This note from a "real" researcher on how much money it will take to "stabilize" the mortgage markets. Not far from my proposal eh?
By Lingling Wei and Kevin Kingsbury
Of DOW JONES NEWSWIRES
NEW YORK (Dow Jones)--It may take a long time for investors to start bidding for mortgages again.
In recent months, companies from mortgage lenders, hedge funds and firms investing in structured products - such as asset-backed bonds - have been racing to dump mortgage assets to repay creditors, as the fallout from the credit squeeze continues to reverberate. The upshot: Businesses are earning even less from selling loans, more lenders are failing, and investors - except for those savvy specialists in distressed investing - are reluctant to dip their toes back.

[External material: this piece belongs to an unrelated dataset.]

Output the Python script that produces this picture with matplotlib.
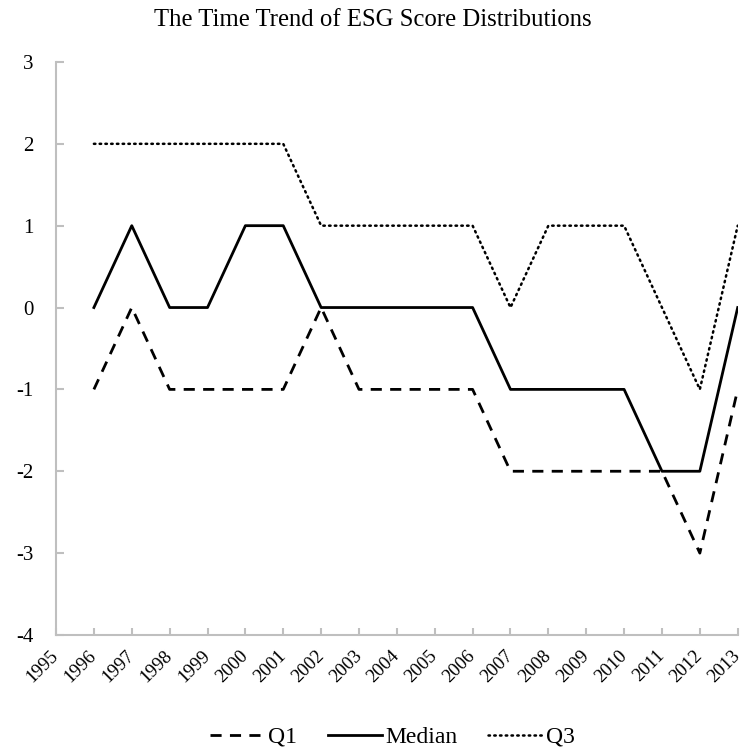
import matplotlib
matplotlib.use('Agg')
import matplotlib.pyplot as plt

years = [str(y) for y in range(1995, 2014)]
q1 = [None, -1, 0, -1, -1, -1, -1, 0, -1, -1, -1, -1, -2, -2, -2, -2, -2, -3, -1]
median = [None, 0, 1, 0, 0, 1, 1, 0, 0, 0, 0, 0, -1, -1, -1, -1, -2, -2, 0]
q3 = [None, 2, 2, 2, 2, 2, 2, 1, 1, 1, 1, 1, 0, 1, 1, 1, 0, -1, 1]

plt.rcParams['font.family'] = ['Liberation Serif', 'DejaVu Serif']
plt.rcParams['axes.unicode_minus'] = False

fig = plt.figure(figsize=(7.52, 7.51), dpi=100)
ax = fig.add_axes([0.0745, 0.1545, 0.9065, 0.763])

x = list(range(len(years)))
nan = float('nan')
ax.plot(x, [nan if v is None else v for v in q1], color='black', linewidth=2,
        linestyle=(0, (4, 3)), label='Q1')
ax.plot(x, [nan if v is None else v for v in median], color='black', linewidth=2,
        linestyle='-', label='Median')
ax.plot(x, [nan if v is None else v for v in q3], color='black', linewidth=1.8,
        linestyle=(0, (0.6, 1.7)), dash_capstyle='round', label='Q3')

ax.set_xlim(0, len(years) - 1)
ax.set_ylim(-4, 3)
ax.set_yticks(range(-4, 4))
ax.set_xticks(x)
ax.set_xticklabels(years, rotation=45, ha='right', va='center', rotation_mode='anchor')

for side in ['top', 'right']:
    ax.spines[side].set_visible(False)
for side in ['left', 'bottom']:
    ax.spines[side].set_color('#bfbfbf')
    ax.spines[side].set_linewidth(1.5)

ax.tick_params(axis='y', direction='in', length=6, color='#bfbfbf', width=1.5, labelsize=15, pad=16)
ax.tick_params(axis='x', direction='in', length=5, color='#bfbfbf', width=1.5, labelsize=13.5, pad=13)

fig.suptitle('The Time Trend of ESG Score Distributions', fontsize=17.8, x=0.496, y=0.974, va='center')

fig.legend(loc='center', ncol=3, frameon=False, fontsize=17, handlelength=2.3,
           columnspacing=1.3, handletextpad=0.15, bbox_to_anchor=(0.522, 0.0186))

plt.savefig('out.png', dpi=100, facecolor='white')
plt.close()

In a report titled "De-Leveraging Destroying Value - New Capital Needed," analyst Paul Miller Jr. at Friedman Billings Ramsey estimated that it takes roughly $150 billion to $250 billion of new capital to "normalize pricing" in the mortgage market. But it's also a kind of Catch-22 situation: Without new capital, it could be difficult for asset prices to come back up; without pricing adjustment and better returns, new capital may be hard to come by.
Miller projected that it will take six to 12 months for the prices of mortgage assets to normalize and for capital to flow back into the space. "There is no quick fix here," he noted. And until then, lenders will continue to come under pressure with respect to earnings and book values.